Been playing this game a lot lately since release, and I am quite pleased with it. Its graphically stunning, and the first MMO I am interested in since WOW. Any other players here? Here are some screenshots


----------



## thetester (Sep 19, 2013)

Wow, that looks really good! I've only heard a little about it. I see that you say it is on PS3. If you get it on PS3 will you be able to convert it to PS4? How does the subscription work? Details, man! I love a good MMO.


----------



## LocknessMD (Sep 19, 2013)

Lol, just finished a round of mining to come check out what's new here. It's really fun and has a lot of depth. I miss the party aspect of FFxi, but being able is solo is kinda cool also.


----------



## thetester (Sep 19, 2013)

Are these PC or PS3 screen shots? I'm guessing PC, but just want to know for sure.


----------



## squarepush3r (Sep 19, 2013)

I am not sure thetester if they are PS3 or PC screenshots, but I do know for sure that Square Enxi just announced anyone who purchased the PS3 version will automatically get the PS4 version free once it comes out.
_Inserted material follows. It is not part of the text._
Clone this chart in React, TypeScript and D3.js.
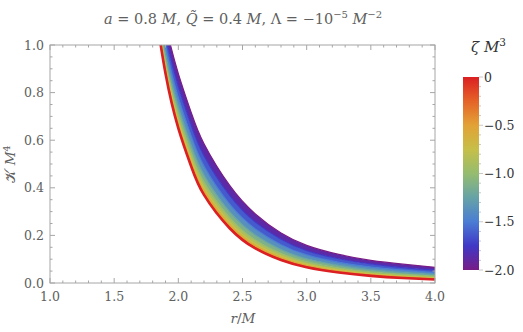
import * as d3 from 'd3'

// radial grid (r/M) the curves were read at
const rValues = [1.8, 1.9, 2.0, 2.1, 2.2, 2.4, 2.6, 2.8, 3.0, 3.25, 3.5, 3.75, 4.0]

// zeta M^3 of each curve, and K M^4 (estimated)
const zetaValues = [0, -0.25, -0.5, -0.75, -1.0, -1.25, -1.5, -1.75, -2.0]
const kZeta000 = [1.22, 0.88, 0.65, 0.49, 0.37, 0.23, 0.145, 0.097, 0.066, 0.044, 0.03, 0.021, 0.015]
const kZeta025 = [1.222, 0.883, 0.654, 0.494, 0.373, 0.233, 0.147, 0.099, 0.067, 0.045, 0.031, 0.022, 0.016]
const kZeta050 = [1.229, 0.893, 0.664, 0.504, 0.383, 0.241, 0.154, 0.104, 0.072, 0.049, 0.034, 0.025, 0.018]
const kZeta075 = [1.241, 0.91, 0.682, 0.522, 0.4, 0.255, 0.165, 0.113, 0.079, 0.055, 0.039, 0.029, 0.022]
const kZeta100 = [1.258, 0.933, 0.708, 0.547, 0.424, 0.275, 0.181, 0.125, 0.089, 0.063, 0.046, 0.036, 0.028]
const kZeta125 = [1.279, 0.962, 0.74, 0.579, 0.454, 0.3, 0.202, 0.141, 0.102, 0.074, 0.055, 0.044, 0.035]
const kZeta150 = [1.304, 0.998, 0.779, 0.618, 0.491, 0.331, 0.227, 0.161, 0.118, 0.087, 0.067, 0.054, 0.044]
const kZeta175 = [1.335, 1.041, 0.826, 0.664, 0.535, 0.368, 0.256, 0.184, 0.136, 0.102, 0.08, 0.065, 0.054]
const kZeta200 = [1.37, 1.09, 0.88, 0.717, 0.585, 0.41, 0.29, 0.21, 0.158, 0.12, 0.095, 0.079, 0.066]

const curves = [kZeta000, kZeta025, kZeta050, kZeta075, kZeta100, kZeta125, kZeta150, kZeta175, kZeta200]

const colorbarTicks = [0, -0.5, -1.0, -1.5, -2.0]

// Mathematica-like "Rainbow" scheme, from zeta = -2 up to 0
const rainbow = ['#781c86', '#4038c6', '#4a7dd4', '#66a3a6', '#95bc6f', '#c6bf48', '#e2a235', '#e56327', '#db1f22']

const W = 523
const H = 332
const plot = { left: 50, right: 435, top: 45, bottom: 283 }
const bar = { left: 463, width: 16, top: 77, bottom: 270 }
const axisColor = '#a6a6a6'
const textColor = '#606060'
const serif = 'DejaVu Serif'

const fmtBar = (v: number) => (v === 0 ? '0' : '\u2212' + Math.abs(v).toFixed(1))

export default function App() {
  const x = d3.scaleLinear().domain([1, 4]).range([plot.left, plot.right])
  const y = d3.scaleLinear().domain([0, 1]).range([plot.bottom, plot.top])

  const color = d3.scaleLinear<string>()
    .domain(d3.range(rainbow.length).map(i => -2 + (2 * i) / (rainbow.length - 1)))
    .range(rainbow)
    .interpolate(d3.interpolateRgb)

  const line = d3.line<number>()
    .x((_, i) => x(rValues[i]))
    .y(d => y(d))
    .curve(d3.curveNatural)

  // area between two neighbouring curves, same spline as the lines
  const areaPath = (lower: number[], upper: number[]) => {
    const a = d3.area<number>()
      .x((_, j) => x(rValues[j]))
      .y0((_, j) => y(lower[j]))
      .y1((_, j) => y(upper[j]))
      .curve(d3.curveNatural)
    return a(lower) || ''
  }

  const bands = curves.slice(0, -1).map((lower, i) => ({
    d: areaPath(lower, curves[i + 1]),
    fill: color((zetaValues[i] + zetaValues[i + 1]) / 2)
  }))

  const xMajor = x.ticks(6)
  const xMinor = x.ticks(30)
  const yMajor = y.ticks(5)
  const yMinor = y.ticks(20)

  const barScale = d3.scaleLinear().domain([-2, 0]).range([bar.bottom, bar.top])
  const barMinor = barScale.ticks(20)

  const order = d3.range(curves.length).reverse()

  return (
    <svg width={W} height={H} style={{ position: 'fixed', left: 0, top: 0, background: '#fff' }}>
      <defs>
        <clipPath id="plotClip">
          <rect x={plot.left} y={plot.top} width={plot.right - plot.left} height={plot.bottom - plot.top} />
        </clipPath>
        <linearGradient id="barGrad" x1="0" y1="1" x2="0" y2="0">
          {rainbow.map((c, i) => (
            <stop key={i} offset={i / (rainbow.length - 1)} stopColor={c} />
          ))}
        </linearGradient>
      </defs>

      {/* title */}
      <text x={243} y={24} textAnchor="middle" fontSize={14.5} fill={textColor} fontFamily={serif}>
        <tspan fontStyle="italic">a</tspan>
        <tspan>{' = 0.8 '}</tspan>
        <tspan fontStyle="italic">M</tspan>
        <tspan>{', '}</tspan>
        <tspan fontStyle="italic">{'Q\u0303'}</tspan>
        <tspan>{' = 0.4 '}</tspan>
        <tspan fontStyle="italic">M</tspan>
        <tspan>{', \u039B = \u221210'}</tspan>
        <tspan dy={-6} fontSize={10}>{'\u22125'}</tspan>
        <tspan dy={6}>{' '}</tspan>
        <tspan fontStyle="italic">M</tspan>
        <tspan dy={-6} fontSize={10}>{'\u22122'}</tspan>
      </text>

      {/* curves */}
      <g clipPath="url(#plotClip)">
        {bands.map((b, i) => (
          <path key={'b' + i} d={b.d} fill={b.fill} stroke="none" />
        ))}
        {order.map(i => (
          <path
            key={'c' + i}
            d={line(curves[i]) || ''}
            fill="none"
            stroke={color(zetaValues[i])}
            strokeWidth={i === 0 ? 2.6 : 1.2}
          />
        ))}
      </g>

      {/* frame and ticks */}
      <rect
        x={plot.left}
        y={plot.top}
        width={plot.right - plot.left}
        height={plot.bottom - plot.top}
        fill="none"
        stroke={axisColor}
        strokeWidth={1}
      />
      {xMinor.map((t, i) => {
        const len = xMajor.some(m => Math.abs(m - t) < 1e-9) ? 5 : 2.5
        return (
          <g key={'xt' + i} stroke={axisColor}>
            <line x1={x(t)} x2={x(t)} y1={plot.bottom} y2={plot.bottom - len} />
            <line x1={x(t)} x2={x(t)} y1={plot.top} y2={plot.top + len} />
          </g>
        )
      })}
      {yMinor.map((t, i) => {
        const len = yMajor.some(m => Math.abs(m - t) < 1e-9) ? 5 : 2.5
        return (
          <g key={'yt' + i} stroke={axisColor}>
            <line x1={plot.left} x2={plot.left + len} y1={y(t)} y2={y(t)} />
            <line x1={plot.right} x2={plot.right - len} y1={y(t)} y2={y(t)} />
          </g>
        )
      })}
      {xMajor.map((t, i) => (
        <text key={'xl' + i} x={x(t)} y={301} textAnchor="middle" fontSize={12.5} fill={textColor} fontFamily={serif}>
          {t.toFixed(1)}
        </text>
      ))}
      {yMajor.map((t, i) => (
        <text key={'yl' + i} x={44} y={y(t) + 4.5} textAnchor="end" fontSize={12.5} fill={textColor} fontFamily={serif}>
          {t.toFixed(1)}
        </text>
      ))}

      {/* axis labels */}
      <text x={243} y={323} textAnchor="middle" fontSize={13.5} fill={textColor} fontFamily={serif}>
        <tspan fontStyle="italic">r</tspan>
        <tspan>/</tspan>
        <tspan fontStyle="italic">M</tspan>
      </text>
      <text
        transform={`translate(15, ${(plot.top + plot.bottom) / 2}) rotate(-90)`}
        textAnchor="middle"
        fontSize={13.5}
        fill={textColor}
        fontFamily={serif}
      >
        <tspan>{'\uD835\uDCA6 '}</tspan>
        <tspan fontStyle="italic">M</tspan>
        <tspan dy={-5} fontSize={9.5}>4</tspan>
      </text>

      {/* colour bar */}
      <rect x={bar.left} y={bar.top} width={bar.width} height={bar.bottom - bar.top} fill="url(#barGrad)" />
      {barMinor.map((t, i) => {
        const major = colorbarTicks.some(m => Math.abs(m - t) < 1e-9)
        return (
          <line
            key={'bt' + i}
            x1={bar.left + bar.width}
            x2={bar.left + bar.width + (major ? 4 : 2)}
            y1={barScale(t)}
            y2={barScale(t)}
            stroke="#c8c8c8"
          />
        )
      })}
      {colorbarTicks.map((t, i) => (
        <text key={'bl' + i} x={bar.left + bar.width + 5} y={barScale(t) + 4.5} fontSize={12.5} fill="#333" fontFamily={serif}>
          {fmtBar(t)}
        </text>
      ))}
      <text x={471} y={52} fontSize={15} fill="#333" fontFamily={serif}>
        <tspan fontStyle="italic">{'\u03B6'}</tspan>
        <tspan fontStyle="italic">{' M'}</tspan>
        <tspan dy={-6} fontSize={10.5}>3</tspan>
      </text>
    </svg>
  )
}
SUbscription Im not ure, since im still playing free, but its either 12 or 15 from what I Heard per month.


----------



## thetester (Sep 19, 2013)

squarepush3r said:


> I am not sure thetester if they are PS3 or PC screenshots, but I do know for sure that Square Enxi just announced anyone who purchased the PS3 version will automatically get the PS4 version free once it comes out. SUbscription Im not ure, since im still playing free, but its either 12 or 15 from what I Heard per month.


Are you playing on PC or PS3? If on PS3, is there a free demo out? I game primarily on PS3 now and will move to PS4 when that comes out. I'm not much of a PC gamer anymore.


----------



## thetester (Sep 19, 2013)

Looks like those are PC screenshots. It is $39 on PSN and $12.99/month basic subscription


----------